NEW DELHI, Monday (AFP) Members of the South Asian regional group SAARC want their meeting in November to be a "landmark summit" and will likely discuss asking Afghanistan to become a member, India said Monday.

The South Asian Association for Regional Cooperation (SAARC) summit is due to be held in Dhaka against a backdrop of sharply improved relations between its biggest members, nuclear-armed rivals India and Pakistan.

Indian Foreign Secretary Shyam Saran said foreign ministers representing the seven SAARC nations met on the sidelines of the UN General Assembly in New York last week.

"We all agreed the SAARC summit will be an important and landmark summit," he told a news conference.

"We have agreed we should have a substantive agenda ... move SAARC from making declaratory statements to doing some collaborative work," he said.

He added SAARC members had discussed the "possibility of Afghanistan joining as a new member of SAARC and a number of other issues likely to come up."
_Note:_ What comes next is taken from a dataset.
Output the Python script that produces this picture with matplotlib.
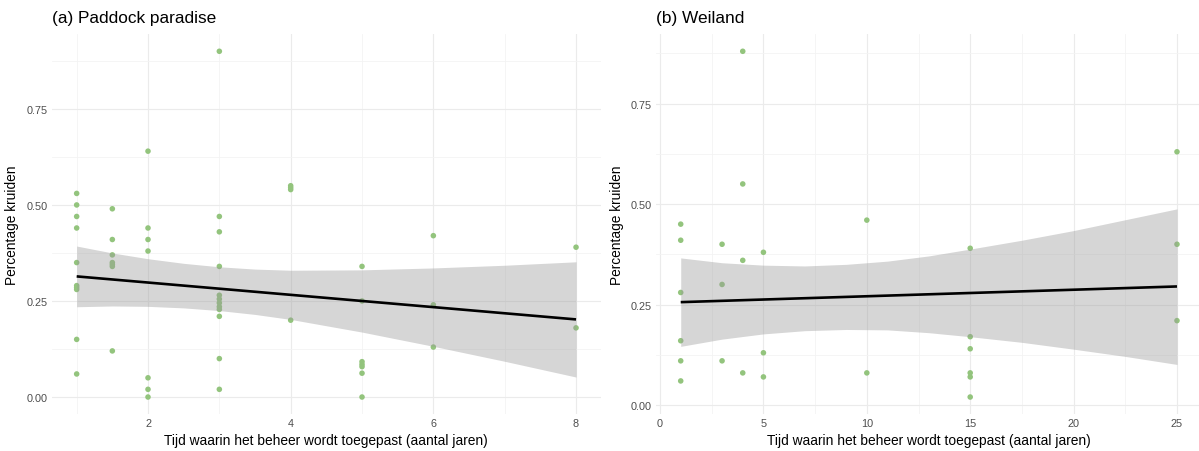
import matplotlib
matplotlib.use("Agg")
import matplotlib.pyplot as plt
from matplotlib.ticker import FixedLocator

plt.rcParams["font.family"] = ["Liberation Sans", "DejaVu Sans"]

# ---- Paddock paradise ----
paddock_x = [1, 1, 1, 1, 1, 1, 1, 1, 1, 1,
             1.5, 1.5, 1.5, 1.5, 1.5, 1.5, 1.5,
             2, 2, 2, 2, 2, 2, 2,
             3, 3, 3, 3, 3, 3, 3, 3, 3, 3, 3, 3,
             4, 4, 4, 4,
             5, 5, 5, 5, 5, 5, 5,
             6, 6, 6,
             8, 8]
paddock_y = [0.53, 0.50, 0.47, 0.44, 0.35, 0.29, 0.285, 0.28, 0.15, 0.06,
             0.49, 0.41, 0.37, 0.35, 0.345, 0.34, 0.12,
             0.64, 0.44, 0.41, 0.38, 0.05, 0.02, 0.00,
             0.90, 0.47, 0.43, 0.34, 0.265, 0.255, 0.245, 0.235, 0.228, 0.21, 0.10, 0.02,
             0.55, 0.545, 0.54, 0.20,
             0.34, 0.25, 0.092, 0.085, 0.079, 0.062, 0.00,
             0.42, 0.24, 0.13,
             0.39, 0.18]
paddock_fit_x = [1, 8]
paddock_fit_y = [0.314, 0.202]
paddock_band_x = [1, 1.5, 2, 2.5, 3, 3.5, 4, 5, 6, 7, 8]
paddock_band_hi = [0.393, 0.375, 0.360, 0.348, 0.339, 0.333, 0.330, 0.331, 0.336, 0.343, 0.352]
paddock_band_lo = [0.235, 0.237, 0.236, 0.232, 0.225, 0.215, 0.202, 0.169, 0.132, 0.093, 0.052]

# ---- Weiland ----
weiland_x = [1, 1, 1, 1, 1, 1,
             3, 3, 3,
             4, 4, 4, 4,
             5, 5, 5,
             10, 10,
             15, 15, 15, 15, 15, 15,
             25, 25, 25]
weiland_y = [0.45, 0.41, 0.28, 0.16, 0.11, 0.06,
             0.40, 0.30, 0.11,
             0.88, 0.55, 0.36, 0.08,
             0.38, 0.13, 0.07,
             0.46, 0.08,
             0.39, 0.17, 0.14, 0.08, 0.07, 0.02,
             0.63, 0.40, 0.21]
weiland_fit_x = [1, 25]
weiland_fit_y = [0.256, 0.295]
weiland_band_x = [1, 3, 5, 7, 9, 11, 13, 15, 17.5, 20, 22.5, 25]
weiland_band_hi = [0.366, 0.354, 0.348, 0.346, 0.350, 0.358, 0.371, 0.388, 0.410, 0.434, 0.461, 0.488]
weiland_band_lo = [0.146, 0.164, 0.177, 0.185, 0.188, 0.187, 0.180, 0.170, 0.156, 0.139, 0.121, 0.101]

y_ticks = [0.00, 0.25, 0.50, 0.75]
y_tick_labels = ["0.00", "0.25", "0.50", "0.75"]

POINT = "#93c47d"
TICK_COLOR = "#4d4d4d"

W, H = 1199, 452
fig = plt.figure(figsize=(W / 100, H / 100), dpi=100)


def panel(rect, xs, ys, fx, fy, bx, bhi, blo, xlim, ylim, xmajor, xminor, title):
    ax = fig.add_axes(rect)
    ax.set_xlim(*xlim)
    ax.set_ylim(*ylim)
    ax.xaxis.set_major_locator(FixedLocator(xmajor))
    ax.xaxis.set_minor_locator(FixedLocator(xminor))
    ax.yaxis.set_major_locator(FixedLocator(y_ticks))
    ax.yaxis.set_minor_locator(FixedLocator([0.125, 0.375, 0.625, 0.875]))
    ax.set_yticklabels(y_tick_labels)
    ax.grid(which="major", color="#ebebeb", lw=0.85, zorder=0)
    ax.grid(which="minor", color="#f3f3f3", lw=0.55, zorder=0)
    for s in ax.spines.values():
        s.set_visible(False)
    ax.tick_params(which="both", length=0, labelsize=7.8, labelcolor=TICK_COLOR, pad=3)
    ax.scatter(xs, ys, s=16, color=POINT, edgecolors="none", zorder=2)
    ax.fill_between(bx, blo, bhi, color="#999999", alpha=0.4, lw=0, zorder=3)
    ax.plot(fx, fy, color="black", lw=1.9, zorder=4, solid_capstyle="butt")
    ax.set_xlabel("Tijd waarin het beheer wordt toegepast (aantal jaren)",
                  fontsize=9.9, color="black", labelpad=3)
    ax.set_ylabel("Percentage kruiden", fontsize=9.9, color="black", labelpad=5)
    ax.set_title(title, loc="left", fontsize=12.4, pad=9)
    return ax


left_rect = [51.7 / W, (H - 415.3) / H, (601 - 51.7) / W, 380.3 / H]
right_rect = [655.9 / W, (H - 415.3) / H, (1201.8 - 655.9) / W, 380.3 / H]

panel(left_rect, paddock_x, paddock_y, paddock_fit_x, paddock_fit_y,
      paddock_band_x, paddock_band_hi, paddock_band_lo,
      (0.65, 8.35), (-0.045, 0.945), [2, 4, 6, 8], [1, 3, 5, 7],
      "(a) Paddock paradise")

panel(right_rect, weiland_x, weiland_y, weiland_fit_x, weiland_fit_y,
      weiland_band_x, weiland_band_hi, weiland_band_lo,
      (-0.2, 26.2), (-0.023, 0.923), [0, 5, 10, 15, 20, 25],
      [2.5, 7.5, 12.5, 17.5, 22.5],
      "(b) Weiland")

fig.savefig("out.png", dpi=100, facecolor="white")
All SAARC members must agree on Afghanistan's admission.

SAARC, which groups Bangladesh, Bhutan, India, Maldives, Nepal, Pakistan and Sri Lanka, was founded in 1985 with the aim of fostering closer economic and social ties.

The Dhaka meeting has been delayed twice, once following the Indian Ocean tsunami last December and again after Indian Premier Manmohan Singh refused to attend, citing security concerns in Bangladesh.

Bangladesh pledged to step up security for the summit following nationwide bomb blasts in August that authorities blamed on an outlawed Islamic group which wants introduction of strict Islamic rule in the Muslim-majority country.

South Asia's 1.4 billion people make up one-fifth of humanity and nearly half of the world's poor, earning an average 450 dollars annually.

The last SAARC summit was in 2003 where leaders agreed to launch a free-trade area from 2006 and draw up a social charter.